Some thinkers have criticised Mill's writing for its apparent narrow or unclear focus in several areas. Mill makes clear that he only considers adults in his writing, failing to account for how irrational members of society, such as children, ought to be treated. Yet Mill's theory relies upon the proper upbringing of children. Plank has asserted that Mill fails to account for physical harm, solely concerning himself with spiritual wellbeing. He also argues that, while much of Mill's theory depends upon a distinction between private and public harm, Mill seems not to have provided a clear focus on or distinction between the private and public realms.

Religious criticism

Nigel Warburton states that though Mill encourages religious tolerance, because he does not speak from the perspective of a specific religion, some claim that he does not account for what certain religious beliefs would entail when governing a society. Some religions believe that they have a God given duty to enforce religious norms. For them, it seems impossible for their religious beliefs to be wrong, i.e. the beliefs are infallible. Therefore, according to Warburton, Mill's principle of total freedom of speech may not apply.

Conception of harm

The harm principle is central to the principles in On Liberty. Nigel Warburton says that Mill appears unclear about what constitutes harm. Early in the book, he claims that simply being offensive does not constitute harm. Later, he writes that certain acts which are permissible and harmless in private are worthy of being prohibited in public. This seems to contradict his earlier claim that merely offensive acts do not warrant prohibition because, presumably, the only harm done by a public act which is harmless in private is that it is offensive.

Warburton notes that some people argue that morality is the basis of society, and that society is the basis of individual happiness. Therefore, if morality is undermined, so is individual happiness. Hence, since Mill claims that governments ought to protect the individual's ability to seek happiness, governments ought to intervene in the private realm to enforce moral codes.

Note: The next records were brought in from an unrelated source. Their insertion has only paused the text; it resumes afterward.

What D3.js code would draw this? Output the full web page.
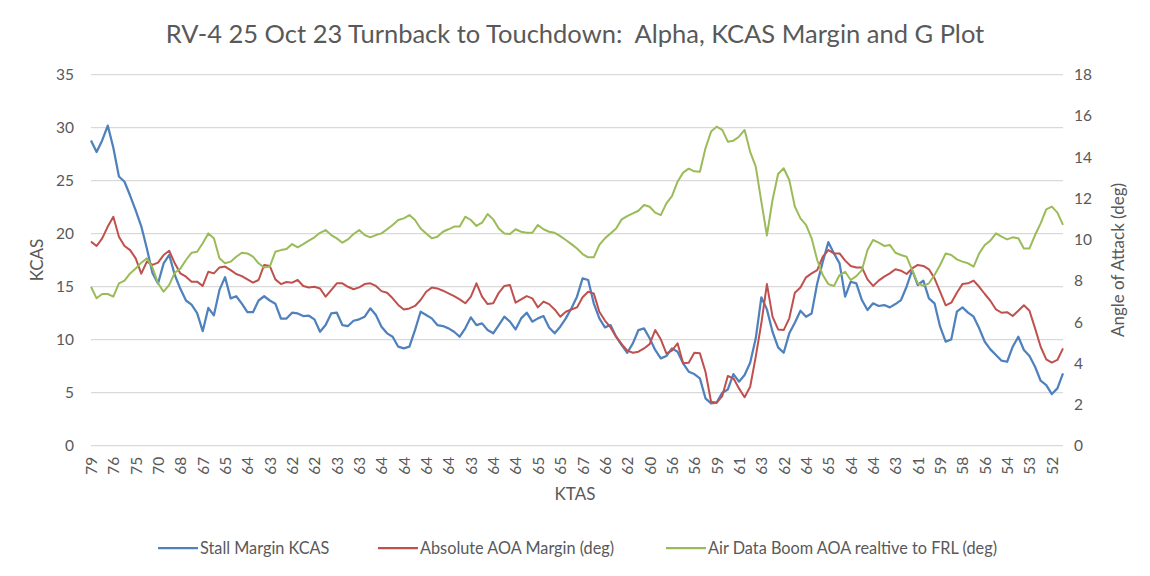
<!DOCTYPE html>
<html>
<head>
<meta charset="utf-8">
<script src="https://cdn.jsdelivr.net/npm/d3@7"></script>
<style>
  body { margin: 0; background: #fff; }
  text { font-family: Lato, "Open Sans", sans-serif; fill: #595959; }
</style>
</head>
<body>
<div id="chart"></div>
<script>
// x axis tick labels (every 4th sample)
const ktasLabels = [79,76,75,70,68,67,65,64,63,62,62,63,63,64,64,64,64,63,64,64,65,65,67,66,62,60,56,56,59,61,63,62,64,65,64,64,63,61,59,58,56,54,53,52];

// Stall Margin KCAS (left axis)
const stallMargin = [
  28.8,27.7,28.8,30.2,28.1,25.4,24.9,23.6,22.2,20.7,18.6,16.3,15.3,17.2,18.0,16.1,14.8,13.7,13.3,12.5,10.8,13.0,12.3,14.7,15.9,13.9,14.1,13.4,12.6,12.6,13.7,14.1,13.7,13.4,12.0,12.0,
  12.55,12.48,12.23,12.26,11.92,10.75,11.38,12.48,12.55,11.38,11.29,11.79,11.92,12.17,12.96,12.33,11.23,10.60,10.28,9.34,9.18,9.34,10.91,12.64,12.33,12.01,11.38,11.29,11.07,10.75,10.28,11.07,12.11,11.38,11.54,
  10.91,10.60,11.38,12.17,11.70,10.97,12.01,12.55,11.70,12.01,12.23,11.16,10.60,11.23,12.01,12.96,14.06,15.79,15.63,13.43,12.01,11.16,11.38,10.28,9.50,8.77,9.65,10.91,11.07,10.13,9.03,8.24,8.46,9.18,8.87,
  7.77,6.98,6.76,6.35,4.47,3.99,4.06,5.00,5.31,6.76,6.04,6.67,7.83,10.13,14.0,12.86,10.75,9.28,8.77,10.60,11.60,12.74,12.17,12.48,15.31,17.36,19.2,18.14,17.20,14.06,15.47,15.31,13.74,12.80,13.43,13.18,
  13.27,13.05,13.36,13.74,15.00,16.57,15.16,15.57,13.90,13.43,11.23,9.81,10.03,12.64,13.05,12.55,12.17,11.07,9.81,9.09,8.55,8.02,7.92,9.34,10.28,9.03,8.46,7.45,6.13,5.72,4.87,5.41,6.82
];

// Absolute AOA Margin (deg) (right axis)
const aoaMargin = [
  9.90,9.69,10.06,10.63,11.11,10.14,9.69,9.49,9.09,8.35,8.93,8.77,8.88,9.25,9.46,8.85,8.36,8.20,7.96,7.96,7.75,8.44,8.36,8.65,8.69,8.52,8.33,8.23,8.07,7.91,8.04,8.77,8.72,8.07,7.84,7.94,
  7.91,8.04,7.75,7.68,7.71,7.63,7.23,7.55,7.88,7.88,7.71,7.59,7.68,7.84,7.88,7.75,7.50,7.42,7.15,6.83,6.61,6.66,6.78,7.07,7.47,7.67,7.63,7.52,7.39,7.26,7.10,6.91,7.23,7.88,7.23,
  6.87,6.91,7.42,7.75,7.80,6.94,7.10,7.26,7.15,6.71,6.99,6.87,6.61,6.26,6.50,6.61,6.71,7.20,7.47,7.39,6.50,6.07,5.74,5.29,4.93,4.61,4.51,4.56,4.72,4.93,5.61,5.16,4.48,4.61,4.97,
  4.00,4.03,4.51,4.48,3.59,2.13,2.09,2.41,3.38,3.27,2.78,2.35,2.86,4.32,5.94,7.84,6.26,5.64,5.61,6.18,7.42,7.68,8.17,8.36,8.52,9.17,9.49,9.33,9.33,8.98,8.72,8.65,8.65,8.07,7.75,8.01,
  8.20,8.36,8.56,8.49,8.33,8.60,8.77,8.72,8.56,8.12,7.47,6.81,6.94,7.42,7.84,7.88,8.01,7.71,7.36,7.03,6.61,6.45,6.48,6.29,6.55,6.81,6.55,5.69,4.80,4.19,4.03,4.16,4.72
];

// Air Data Boom AOA realtive to FRL (deg) (right axis)
const boomAoa = [
  7.71,7.15,7.36,7.36,7.23,7.88,8.01,8.36,8.60,8.88,9.09,8.65,7.88,7.47,7.80,8.39,8.59,9.01,9.36,9.41,9.82,10.30,10.06,9.09,8.85,8.93,9.17,9.36,9.33,9.17,8.85,8.64,8.69,9.41,9.49,9.54,
  9.78,9.62,9.78,9.95,10.11,10.33,10.46,10.22,10.06,9.85,10.01,10.27,10.46,10.22,10.11,10.22,10.30,10.50,10.71,10.95,11.03,11.19,10.95,10.54,10.30,10.06,10.14,10.38,10.50,10.63,10.63,11.11,10.95,10.66,10.82,
  11.24,10.98,10.54,10.30,10.27,10.50,10.38,10.33,10.33,10.71,10.50,10.38,10.33,10.17,9.98,9.78,9.57,9.30,9.14,9.14,9.74,10.06,10.30,10.54,10.98,11.14,11.27,11.40,11.68,11.59,11.31,11.19,11.76,12.11,12.81,
  13.25,13.44,13.31,13.29,14.43,15.24,15.48,15.32,14.75,14.80,14.99,15.32,14.26,13.54,11.84,10.2,11.92,13.18,13.46,12.89,11.60,11.03,10.71,10.06,9.01,8.28,7.84,7.75,8.28,8.44,8.04,8.23,8.52,9.49,9.98,9.85,
  9.69,9.74,9.36,9.25,9.17,8.52,7.88,7.75,7.88,8.28,8.77,9.33,9.25,9.04,8.93,8.85,8.69,9.33,9.74,9.95,10.30,10.14,10.01,10.11,10.06,9.57,9.57,10.22,10.79,11.47,11.60,11.31,10.71
];

const kcasTicks = [0,5,10,15,20,25,30,35];
const aoaTicks = [0,2,4,6,8,10,12,14,16,18];

const config = { width: 1150, height: 576, margin: { top: 74.7, right: 87, bottom: 130.3, left: 91 } };
const innerW = config.width - config.margin.left - config.margin.right;
const innerH = config.height - config.margin.top - config.margin.bottom;

const svg = d3.select("#chart").append("svg")
  .attr("width", config.width)
  .attr("height", config.height);

svg.append("rect").attr("width", config.width).attr("height", config.height).attr("fill", "#fff");

const g = svg.append("g")
  .attr("transform", `translate(${config.margin.left},${config.margin.top})`);

const n = stallMargin.length;
const x = d3.scaleLinear().domain([0, n - 1]).range([0, innerW]);
const yL = d3.scaleLinear().domain([0, 35]).range([innerH, 0]);
const yR = d3.scaleLinear().domain([0, 18]).range([innerH, 0]);

// gridlines
g.append("g")
  .selectAll("line")
  .data(kcasTicks)
  .join("line")
  .attr("x1", 0).attr("x2", innerW)
  .attr("y1", d => yL(d)).attr("y2", d => yL(d))
  .attr("stroke", "#d9d9d9")
  .attr("stroke-width", 1.3);

// left axis
const leftAxis = g.append("g")
  .call(d3.axisLeft(yL).tickValues(kcasTicks).tickSize(0).tickPadding(17));
leftAxis.select(".domain").remove();
leftAxis.selectAll("text").style("font-size", "15.5px").style("font-family", "Lato, sans-serif").attr("fill", "#595959");

// right axis
const rightAxis = g.append("g")
  .attr("transform", `translate(${innerW},0)`)
  .call(d3.axisRight(yR).tickValues(aoaTicks).tickSize(0).tickPadding(11));
rightAxis.select(".domain").remove();
rightAxis.selectAll("text").style("font-size", "15.5px").style("font-family", "Lato, sans-serif").attr("fill", "#595959");

// bottom axis
const xTicks = ktasLabels.map((d, i) => i * 4);
const bottomAxis = g.append("g")
  .attr("transform", `translate(0,${innerH})`)
  .call(d3.axisBottom(x).tickValues(xTicks).tickSize(0).tickFormat(d => ktasLabels[d / 4]));
bottomAxis.select(".domain").remove();
bottomAxis.selectAll("text")
  .style("font-size", "15.5px").style("font-family", "Lato, sans-serif").attr("fill", "#595959")
  .attr("text-anchor", "end")
  .attr("transform", "rotate(-90)")
  .attr("x", -11)
  .attr("y", 0)
  .attr("dy", "0.35em");

// lines
const series = [
  { name: "Stall Margin KCAS", values: stallMargin, y: yL, color: "#4f81bd", w: 2.25 },
  { name: "Absolute AOA Margin (deg)", values: aoaMargin, y: yR, color: "#c0504d", w: 2 },
  { name: "Air Data Boom AOA realtive to FRL (deg)", values: boomAoa, y: yR, color: "#9bbb59", w: 2 }
];

series.forEach(s => {
  const line = d3.line()
    .x((d, i) => x(i))
    .y(d => s.y(d));
  g.append("path")
    .datum(s.values)
    .attr("fill", "none")
    .attr("stroke", s.color)
    .attr("stroke-width", s.w)
    .attr("stroke-linejoin", "round")
    .attr("d", line);
});

// title
svg.append("text")
  .attr("x", 575).attr("y", 43)
  .attr("text-anchor", "middle")
  .style("font-size", "25.5px")
  .attr("xml:space", "preserve")
  .style("white-space", "pre")
  .text("RV-4 25 Oct 23 Turnback to Touchdown:  Alpha, KCAS Margin and G Plot");

// axis titles
svg.append("text")
  .attr("transform", "translate(43,260) rotate(-90)")
  .attr("text-anchor", "middle")
  .style("font-size", "17px")
  .text("KCAS");

svg.append("text")
  .attr("transform", "translate(1124,260) rotate(-90)")
  .attr("text-anchor", "middle")
  .style("font-size", "17px")
  .text("Angle of Attack (deg)");

svg.append("text")
  .attr("x", 575).attr("y", 500)
  .attr("text-anchor", "middle")
  .style("font-size", "17px")
  .text("KTAS");

// legend
const legendX = [158, 378, 666];
const legend = svg.append("g").attr("transform", "translate(0,548)");
series.forEach((s, i) => {
  legend.append("line")
    .attr("x1", legendX[i]).attr("x2", legendX[i] + 40)
    .attr("y1", 0).attr("y2", 0)
    .attr("stroke", s.color).attr("stroke-width", 2.25);
  legend.append("text")
    .attr("x", legendX[i] + 42).attr("y", 0)
    .attr("dy", "0.35em")
    .style("font-size", "16.3px")
    .text(s.name);
});
</script>
</body>
</html>
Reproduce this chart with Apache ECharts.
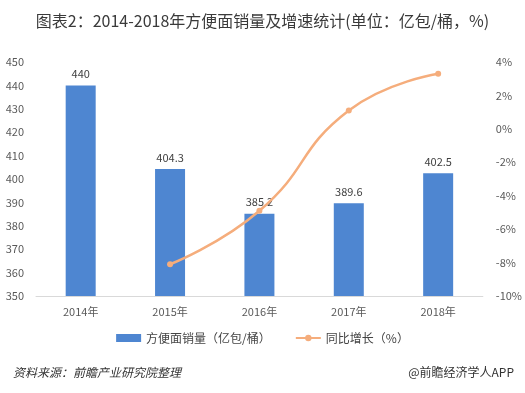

Charges of racism and colonialism

Mill is clear that his concern for liberty does not extend to all individuals and all societies. He states that "Despotism is a legitimate mode of government in dealing with barbarians". Contemporary philosophers Domenico Losurdo and David Theo Goldberg have strongly criticised Mill as a racist and an apologist for colonialism. However, during his term as a Member of Parliament, he chaired the extraparliamentary Jamaica Committee, which for two years unsuccessfully sought the prosecution of Governor Eyre and his subordinates for military violence against Jamaican Blacks.